Panel Paper: Establishing Performance-Level Thresholds for the New Mexico Kindergarten Observation Tool

Thursday, November 7, 2019
Plaza Building: Concourse Level, Governor's Square 12 (Sheraton Denver Downtown)

*Names in bold indicate Presenter

Katie Dahlke, Samantha Neiman, Rui Yang, Briana Garcia, Andrew P. Swanlund, Ryan T. Williams and Kristin Flanagan, American Institutes for Research


New Mexico has developed a multidimensional observational measure of students’ knowledge and skills for use at kindergarten entry—the New Mexico Kindergarten Observation Tool (KOT). The KOT was developed on the basis of their Preschool Observation Tool and together the two measures comprise the Early Childhood Observation Tool (ECOT). The KOT’s primary purpose is to provide kindergarten teachers with information about their students’ knowledge and skills at the beginning of the year to inform their curricular and pedagogical decisions.

Purpose/Research Question:

For each of two psychometrically validated domains (General Knowledge & Skills; Academic, and Learning & Social Skills), the study addressed the following two research questions:

  1. What are the appropriate performance-level categories and definitions to use for criteria-based standards?
  2. What are the appropriate KOT cut scores to use for these performance-level categories?

Data and Methods:

Data sources for standard setting included: (1) expert ratings of items; and (2) data from the 2016 KOT statewide administration, including 19,215 children, within 1,526 teachers, 388 schools, and 108 school districts.

To determine categories and thresholds, the study team convened a panel of eight early childhood education experts.
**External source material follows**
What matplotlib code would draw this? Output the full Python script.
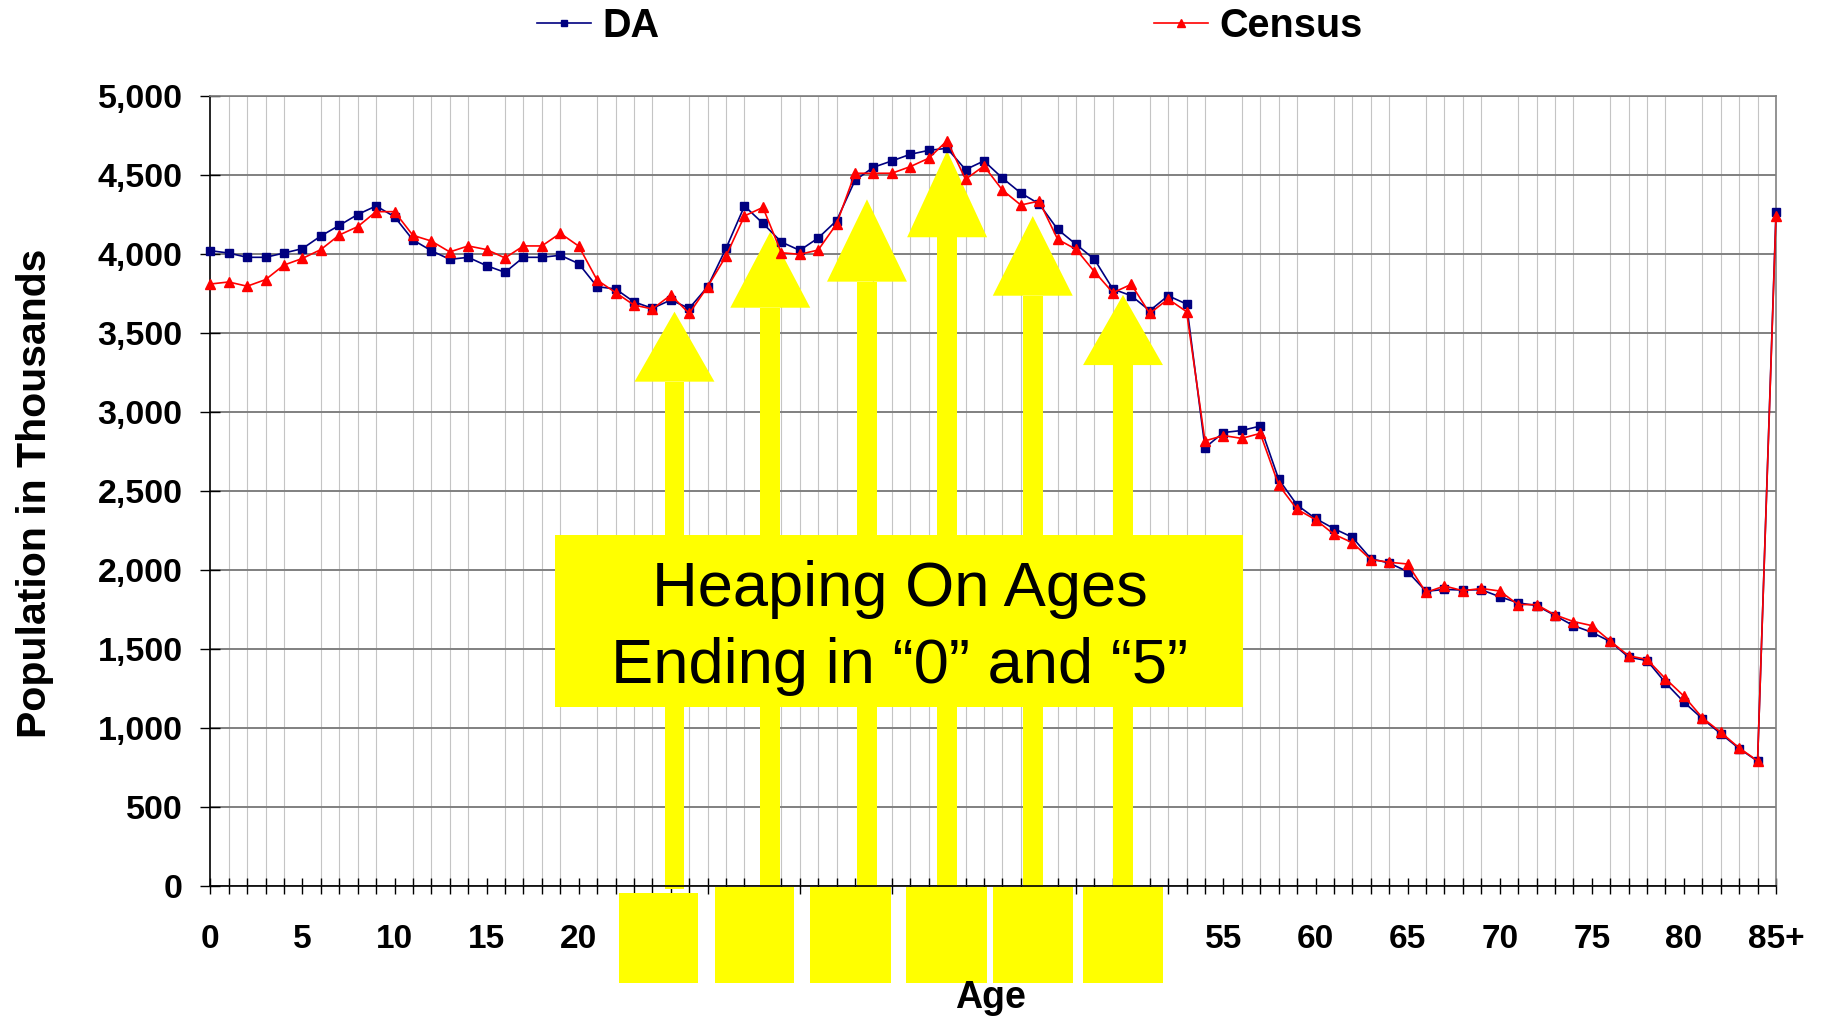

The panel included national experts and local stakeholders who brought diverse perspectives about child development, early childhood contexts, and child subgroups. The expert panel engaged in a series of meetings where they provided feedback on developing and defining performance-level thresholds and ratings of the items with regard to each performance-level category (which were defined as developing, demonstrating, and exceeding foundational knowledge and skills at kindergarten entry).

To calculate cut scores we employed a process where, using the modal rating for each response option for each item, transition points were identified for each item (each KOT item has six rubric rating categories and, therefore, five possible points at which modal ratings can transition from developing to demonstrating and from demonstrating to exceeding); these transition points were mapped onto logit values for each item, aggregated to the domain level, and transformed into raw sum scores for easy interpretation.


Three KOT performance levels were established: developing, demonstrating, and exceeding foundational knowledge and skills at kindergarten entry, and appropriate cut scores were identified to place students into each of these categories. The pace and sequence for developing foundational knowledge and skills varies across children. For some children, kindergarten is their first experience in formalized learning. Thus, students at the developing performance-level rating are still considered ready for kindergarten. Performance levels can, however, promote understanding of how to interpret KOT scores and help determine what students need additional instructional support. Performance-level categories also may support stakeholders in recognizing classrooms, schools, and districts that have more children in need of additional or enhanced opportunities for learning.